3.1 The factory
The mackintosh raincoat has been made in Britain since 1824. Today this heritage rainwear continues to be made by hand in a factory just outside Glasgow, Scotland.
3.2 Bonded cotton
The distinction of a genuine mackintosh. This waterproof cotton fabric was invented by Scottish chemist Charles Macintosh and is still produced by the original family mill in Manchester, England.
The garment patterns are first arranged over the material and carefully marked up by hand. This stage is important for minimising waste and maintaining the correct grain lines within the fabric.
Tailors shears are then used to cut out the individual sections. This simple tool gives the greatest accuracy, allowing the pattern cutter to navigate the complex and often intricate lines of the garment.
Edge seams must be individually treated to repel water prior to sewing. This is done using a natural rubber solution loaded onto the index finger and ‘smeared’ with just the right amount of pressure and glue.
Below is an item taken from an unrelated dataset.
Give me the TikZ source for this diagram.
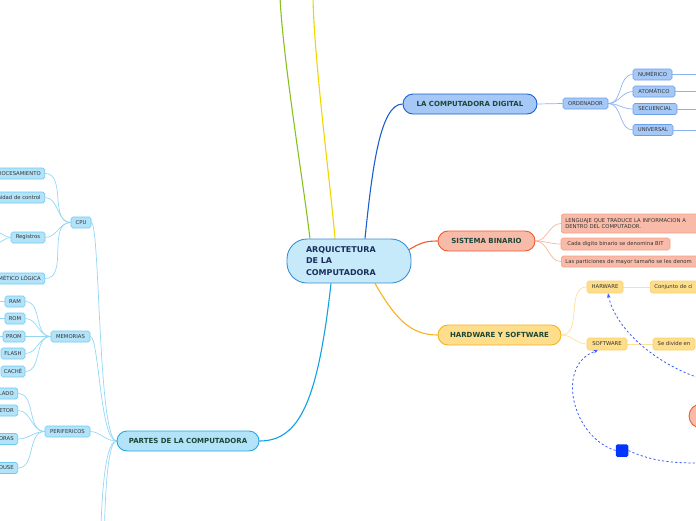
\documentclass[tikz,border=0pt]{standalone}
\usepackage{fontspec}
\setmainfont{DejaVu Sans}
\usetikzlibrary{arrows.meta,calc,backgrounds}
\definecolor{dline}{HTML}{1D5FD1}
\definecolor{dfill}{HTML}{A6C8F7}
\definecolor{dkidb}{HTML}{6C9EE6}
\definecolor{dkidl}{HTML}{8DB3EE}
\definecolor{bline}{HTML}{F05A2A}
\definecolor{bfill}{HTML}{F9BBA9}
\definecolor{bkidb}{HTML}{F6A183}
\definecolor{bkidl}{HTML}{F8B59E}
\definecolor{hline}{HTML}{F7B21F}
\definecolor{hfill}{HTML}{FEDD8B}
\definecolor{hkidb}{HTML}{FBCF6B}
\definecolor{hkidl}{HTML}{FDE09C}
\definecolor{pline}{HTML}{11A0E1}
\definecolor{pfill}{HTML}{B2E3F9}
\definecolor{pborder}{HTML}{25A7E3}
\definecolor{pkidb}{HTML}{6CCAF3}
\definecolor{pkidl}{HTML}{93D7F5}
\definecolor{cfill}{HTML}{C7EAFB}
\definecolor{cborder}{HTML}{3A8FD3}
\definecolor{ctext}{HTML}{1B2D5A}
\definecolor{maintext}{HTML}{1D4636}
\definecolor{smalltext}{HTML}{333333}
\definecolor{greenl}{HTML}{87C11F}
\definecolor{yellowl}{HTML}{EFD600}
\definecolor{dashc}{HTML}{3C5CF0}
\definecolor{sqc}{HTML}{0035FF}
\begin{document}
\begin{tikzpicture}[x=1pt,y=-1pt,
  cbox/.style={draw=cborder, fill=cfill, line width=0.9pt, rounded corners=20pt,
    minimum width=124pt, minimum height=44pt, inner sep=0pt, align=left, text width=86pt,
    font=\fontsize{8}{11.5}\selectfont\bfseries, text=ctext},
  mainbox/.style={line width=0.9pt, rounded corners=10pt, minimum height=20pt,
    inner sep=0pt, font=\fontsize{7}{8}\selectfont\bfseries, text=maintext},
  smallbox/.style={line width=0.6pt, rounded corners=1.8pt, minimum height=11pt,
    inner ysep=0pt, inner xsep=0pt, font=\fontsize{5.3}{6.5}\selectfont, text=smalltext},
  dkid/.style={smallbox, draw=dkidb, fill=dfill},
  bkid/.style={smallbox, draw=bkidb, fill=bfill},
  hkid/.style={smallbox, draw=hkidb, fill=hfill},
  pkid/.style={smallbox, draw=pkidb, fill=pfill},
  branchline/.style={line width=1.1pt},
  kidline/.style={line width=0.7pt},
  dashline/.style={draw=dashc, line width=0.8pt, dash pattern=on 2.2pt off 2.2pt,
    -{Stealth[length=4.5pt,width=3.5pt]}},
  dashplain/.style={draw=dashc, line width=0.8pt, dash pattern=on 2.2pt off 2.2pt}
]
\useasboundingbox (0,0) rectangle (696,520);
\clip (0,0) rectangle (696,520);

% central
\node[cbox] (c) at (349,261) {ARQUICTETURA\\DE LA\\COMPUTADORA};

% LA COMPUTADORA DIGITAL
\node[mainbox, draw=dline, fill=dfill, minimum width=134pt] (d) at (470,104) {LA COMPUTADORA DIGITAL};
\node[dkid, minimum width=45pt] (ord) at (585.5,103.5) {ORDENADOR};
\node[dkid, minimum width=39pt] (num) at (652.5,74.5) {NUMÉRICO};
\node[dkid, minimum width=42pt] (ato) at (654,91.5) {ATOMÁTICO};
\node[dkid, minimum width=44pt] (sec) at (655,109) {SECUENCIAL};
\node[dkid, minimum width=40pt] (uni) at (653,130) {UNIVERSAL};
\coordinate (numr) at (700,74.5);
\coordinate (ator) at (700,91.5);
\coordinate (secr) at (700,109);
\coordinate (unir) at (700,130);

% SISTEMA BINARIO
\node[mainbox, draw=bline, fill=bfill, minimum width=97pt] (b) at (486.5,241) {SISTEMA BINARIO};
\node[bkid, anchor=west, minimum height=19pt, text width=160pt, inner xsep=4pt, align=left] (leng) at (561,223.5)
  {LENGUAJE QUE TRADUCE LA INFORMACION A\\DENTRO DEL COMPUTADOR.};
\node[bkid, minimum width=109pt, minimum height=12pt] (cada) at (615.5,244) {Cada digito binario se denomina BIT};
\node[bkid, anchor=west, text width=160pt, inner xsep=4pt, align=left] (part) at (561,261.5)
  {Las particiones de mayor tamaño se les denom};

% HARDWARE Y SOFTWARE
\node[mainbox, draw=hline, fill=hfill, minimum width=123pt] (h) at (499.5,335) {HARDWARE Y SOFTWARE};
\node[hkid, minimum width=36pt, minimum height=12pt] (hwa) at (605,287) {HARWARE};
\node[hkid, anchor=west, minimum height=12pt, text width=60pt, inner xsep=4pt, align=left] (conj) at (650,287) {Conjunto de ci};
\node[hkid, minimum width=40pt, minimum height=12pt] (sw) at (607,344) {SOFTWARE};
\node[hkid, minimum width=42pt, minimum height=12pt] (div) at (674,344) {Se divide en};

% extra shapes
\node[fill=sqc, rounded corners=1.5pt, minimum size=12.5pt, inner sep=0pt] (sq) at (622,450.5) {};
\node[circle, draw=bline, fill=bfill, line width=0.9pt, minimum size=24pt, inner sep=0pt] (oc) at (701,416) {};
\coordinate (dstart) at (702,379);
\coordinate (sqend) at (702,463);

% PARTES DE LA COMPUTADORA
\node[mainbox, draw=pborder, fill=pfill, minimum width=142pt] (p) at (188,441) {PARTES DE LA COMPUTADORA};
\node[pkid, minimum width=20pt] (cpu) at (81,222.5) {CPU};
\node[pkid, minimum width=39pt] (mem) at (70.5,336.5) {MEMORIAS};
\node[pkid, minimum width=45pt] (per) at (67.5,431.5) {PERIFERICOS};
\coordinate (pdown1) at (101,525);
\coordinate (pdown2) at (104.5,525);

\node[pkid, anchor=east, inner xsep=4pt] (proc) at (45,173.5) {PROCESAMIENTO};
\node[pkid, anchor=east, inner xsep=4pt] (ctrl) at (45,197.5) {Unidad de control};
\node[pkid, minimum width=34pt] (reg) at (28,237.5) {Registros};
\node[pkid, anchor=east, inner xsep=4pt] (alu) at (45,278.5) {ARITMÉTICO LÓGICA};
\coordinate (rega) at (-4,232);
\coordinate (regb) at (-4,243);

\node[pkid, minimum width=20pt] (ram) at (15,301.5) {RAM};
\node[pkid, minimum width=20pt] (rom) at (15,318.5) {ROM};
\node[pkid, minimum width=22pt] (prom) at (14,336.5) {PROM};
\node[pkid, minimum width=24pt] (flash) at (13,353.5) {FLASH};
\node[pkid, minimum width=24pt] (cache) at (13,371.5) {CACHÉ};
\coordinate (raml) at (-4,301.5);
\coordinate (roml) at (-4,318.5);
\coordinate (proml) at (-4,336.5);

\node[pkid, anchor=east, inner xsep=4pt] (tec) at (18,393.5) {TECLADO};
\node[pkid, anchor=east, inner xsep=4pt] (proy) at (18,410.5) {PROYETOR};
\node[pkid, anchor=east, inner xsep=4pt] (imp) at (18,439) {IMPRESORAS};
\node[pkid, anchor=east, inner xsep=4pt] (mou) at (18,468) {MOUSE};

\coordinate (gend) at (280,-3);
\coordinate (yend) at (313,-3);

\begin{scope}[on background layer]
  % main branches
  \draw[branchline, greenl] ($(c.north)+(-39,0)$) .. controls (303,180) and (283,60) .. (gend);
  \draw[branchline, yellowl] ($(c.north)+(-14,0)$) .. controls (330,180) and (314,60) .. (yend);
  \draw[branchline, dline] ($(c.north)+(16,0)$) .. controls (372,170) and (380,104) .. (d.west);
  \draw[branchline, bline] ($(c.east)+(-3,-11)$) .. controls (420,243) and (425,241) .. (b.west);
  \draw[branchline, hline] ($(c.south)+(26,0)$) .. controls (395,318) and (410,335) .. (h.west);
  \draw[branchline, pline] ($(c.south)+(-18,0)$) .. controls (318,400) and (300,441) .. (p.east);
  % digital
  \draw[kidline, dkidl] (d.east) -- (ord.west);
  \foreach \k in {num,ato,sec,uni} \draw[kidline, dkidl] (ord.east) to[out=0,in=180] (\k.west);
  \draw[kidline, dkidl] (num.east) -- (numr);
  \draw[kidline, dkidl] (ato.east) -- (ator);
  \draw[kidline, dkidl] (sec.east) -- (secr);
  \draw[kidline, dkidl] (uni.east) -- (unir);
  % binario
  \foreach \k in {leng,cada,part} \draw[kidline, bkidl] (b.east) to[out=0,in=180] (\k.west);
  % hardware
  \foreach \k in {hwa,sw} \draw[kidline, hkidl] (h.east) to[out=0,in=180] (\k.west);
  \draw[kidline, hkidl] (hwa.east) -- (conj.west);
  \draw[kidline, hkidl] (sw.east) -- (div.west);
  % partes
  \draw[kidline, pkidl] (cpu.east) .. controls (100,222.5) and (98,441) .. (p.west);
  \draw[kidline, pkidl] (mem.east) .. controls (99,336.5) and (100,441) .. (p.west);
  \draw[kidline, pkidl] (per.east) .. controls (100,431.5) and (105,441) .. (p.west);
  \draw[kidline, pkidl] (p.west) .. controls (108,441) and (103,470) .. (pdown1);
  \draw[kidline, pkidl] (p.west) .. controls (110,441) and (106,470) .. (pdown2);
  \foreach \k in {proc,ctrl,reg,alu} \draw[kidline, pkidl] (cpu.west) to[out=180,in=0] (\k.east);
  \draw[kidline, pkidl] (reg.west) to[out=180,in=0] (rega);
  \draw[kidline, pkidl] (reg.west) to[out=180,in=0] (regb);
  \foreach \k in {ram,rom,prom,flash,cache} \draw[kidline, pkidl] (mem.west) to[out=180,in=0] (\k.east);
  \draw[kidline, pkidl] (ram.west) -- (raml);
  \draw[kidline, pkidl] (rom.west) -- (roml);
  \draw[kidline, pkidl] (prom.west) -- (proml);
  \foreach \k in {tec,proy,imp,mou} \draw[kidline, pkidl] (per.west) to[out=180,in=0] (\k.east);
\end{scope}

% dashed relations
\draw[dashline] (dstart) .. controls (650,362) and (614,325) .. ($(hwa.south)+(3,0)$);
\draw[dashline] (sq.west) .. controls (572,437) and (555,365) .. ($(sw.south)+(-9,0)$);
\draw[dashplain] (sq.east) .. controls (655,463) and (680,463) .. (sqend);
\end{tikzpicture}
\end{document}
Once constructed, exposed interior seams are covered and pressed with bonded cotton tape, creating a beautifully clean and fully-waterproof finish. Curved sections such as the arm holes and collar require particular skill and take many years to master.
Excess glue is removed and press fasteners, underarm eyelet vents, and labels are added. Each garment is finally quality checked by the craftsmen who made it before leaving the factory floor.